The same went for “At the end of the day.” I’ve always liked the singsong nature of the phrase, but each time I added it to a draft, Valerie cut it. That this was a matter of preference rather than grammar was unimportant. Speechwriters and speakers are free to disagree on just about anything. But at the end of the day, the speaker is always right.

Besides, Valerie’s remarks were far easier than Bill Daley’s. With the chief of staff, the challenge was not word choice but pronunciation. A compact, broad-shouldered man, Bill had developed the habit of speaking with his chin tucked into his neck. With most words this wasn’t a problem. S sounds, however, lodged themselves in his Adam’s apple before tumbling unceremoniously from his mouth. I tried to skirt this obstacle by avoiding sibilants at all costs. But consider the sorts of sentences Bill might be expected to say.

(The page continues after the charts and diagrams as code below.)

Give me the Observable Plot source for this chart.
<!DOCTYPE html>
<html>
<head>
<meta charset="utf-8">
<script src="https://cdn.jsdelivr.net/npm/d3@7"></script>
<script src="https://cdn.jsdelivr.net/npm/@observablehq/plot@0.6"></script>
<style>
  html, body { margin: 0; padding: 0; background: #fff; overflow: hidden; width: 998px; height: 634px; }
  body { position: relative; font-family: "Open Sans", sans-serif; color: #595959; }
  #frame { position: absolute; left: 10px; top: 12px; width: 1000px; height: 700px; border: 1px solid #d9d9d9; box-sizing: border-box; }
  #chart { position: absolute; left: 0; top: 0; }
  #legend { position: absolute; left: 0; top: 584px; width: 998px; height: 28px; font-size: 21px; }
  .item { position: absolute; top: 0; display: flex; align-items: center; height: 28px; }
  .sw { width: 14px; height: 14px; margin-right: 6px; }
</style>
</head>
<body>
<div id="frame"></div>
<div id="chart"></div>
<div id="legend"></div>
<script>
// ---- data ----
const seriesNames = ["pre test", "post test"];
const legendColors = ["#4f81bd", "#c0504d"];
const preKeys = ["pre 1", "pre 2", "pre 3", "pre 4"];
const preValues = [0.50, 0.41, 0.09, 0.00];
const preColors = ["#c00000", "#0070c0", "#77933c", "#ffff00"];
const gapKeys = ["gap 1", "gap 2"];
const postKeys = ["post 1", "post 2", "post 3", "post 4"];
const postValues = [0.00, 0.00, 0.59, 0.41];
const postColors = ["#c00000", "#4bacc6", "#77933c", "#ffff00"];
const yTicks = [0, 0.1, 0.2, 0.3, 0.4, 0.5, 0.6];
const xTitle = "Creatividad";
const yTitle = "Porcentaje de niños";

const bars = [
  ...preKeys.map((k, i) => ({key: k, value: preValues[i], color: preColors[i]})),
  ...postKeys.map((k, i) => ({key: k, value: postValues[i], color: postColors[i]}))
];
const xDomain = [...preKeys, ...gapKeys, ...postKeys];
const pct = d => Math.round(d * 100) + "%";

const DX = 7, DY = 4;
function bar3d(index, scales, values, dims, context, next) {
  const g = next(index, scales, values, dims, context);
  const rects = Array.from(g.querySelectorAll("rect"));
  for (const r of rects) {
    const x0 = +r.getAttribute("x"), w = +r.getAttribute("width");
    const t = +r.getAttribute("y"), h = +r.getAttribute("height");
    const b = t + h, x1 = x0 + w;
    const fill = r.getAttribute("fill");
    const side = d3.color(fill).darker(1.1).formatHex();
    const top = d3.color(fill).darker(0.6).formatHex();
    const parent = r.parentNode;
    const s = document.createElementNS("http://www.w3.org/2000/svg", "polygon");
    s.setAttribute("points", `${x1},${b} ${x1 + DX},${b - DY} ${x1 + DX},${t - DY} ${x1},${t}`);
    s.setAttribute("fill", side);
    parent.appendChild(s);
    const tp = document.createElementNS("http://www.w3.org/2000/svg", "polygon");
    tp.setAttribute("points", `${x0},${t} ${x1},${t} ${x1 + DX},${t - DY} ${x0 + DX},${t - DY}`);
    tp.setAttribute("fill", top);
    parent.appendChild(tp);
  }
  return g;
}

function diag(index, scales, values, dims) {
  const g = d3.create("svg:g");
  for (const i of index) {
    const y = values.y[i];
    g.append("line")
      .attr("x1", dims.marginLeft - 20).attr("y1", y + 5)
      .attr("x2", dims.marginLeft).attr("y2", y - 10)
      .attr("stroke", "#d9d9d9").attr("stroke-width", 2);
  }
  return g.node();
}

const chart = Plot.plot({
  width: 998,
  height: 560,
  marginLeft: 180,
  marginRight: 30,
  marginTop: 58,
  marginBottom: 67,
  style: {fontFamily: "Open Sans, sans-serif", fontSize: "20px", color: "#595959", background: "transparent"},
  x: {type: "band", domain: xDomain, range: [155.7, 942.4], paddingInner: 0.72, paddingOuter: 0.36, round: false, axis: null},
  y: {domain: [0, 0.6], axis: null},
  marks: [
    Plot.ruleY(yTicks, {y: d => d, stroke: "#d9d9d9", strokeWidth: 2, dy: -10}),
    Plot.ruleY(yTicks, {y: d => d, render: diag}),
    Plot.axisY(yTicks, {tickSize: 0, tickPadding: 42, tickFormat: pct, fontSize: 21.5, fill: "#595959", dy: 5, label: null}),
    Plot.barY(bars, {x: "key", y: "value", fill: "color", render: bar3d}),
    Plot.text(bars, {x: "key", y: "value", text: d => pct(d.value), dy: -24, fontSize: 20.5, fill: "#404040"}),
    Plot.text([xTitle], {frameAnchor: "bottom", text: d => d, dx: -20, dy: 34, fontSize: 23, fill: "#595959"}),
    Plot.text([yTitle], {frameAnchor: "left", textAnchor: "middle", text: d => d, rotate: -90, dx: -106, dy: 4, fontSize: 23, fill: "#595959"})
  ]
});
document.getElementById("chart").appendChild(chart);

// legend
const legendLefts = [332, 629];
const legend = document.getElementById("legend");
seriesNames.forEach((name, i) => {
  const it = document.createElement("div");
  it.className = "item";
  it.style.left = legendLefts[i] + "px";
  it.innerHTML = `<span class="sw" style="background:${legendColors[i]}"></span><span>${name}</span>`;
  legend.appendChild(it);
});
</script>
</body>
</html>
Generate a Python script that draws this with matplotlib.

“As the president’s chief of staff, I assure you he takes the possibility of rising deficits seriously.”

“One of the president’s most successful and courageous actions was his decision to send in Seal Team Six.”

Sometimes, speechwriters must surrender to circumstance.

There was one final element to my professional promiscuity: I was beginning to write more often for the president. In the summer of 2011, there were eight of us who wrote POTUS remarks. Like many speechwriting teams, we were all below the age of forty. (At the time, we were also exclusively white and male, a regrettable trend my hiring did nothing to reverse.)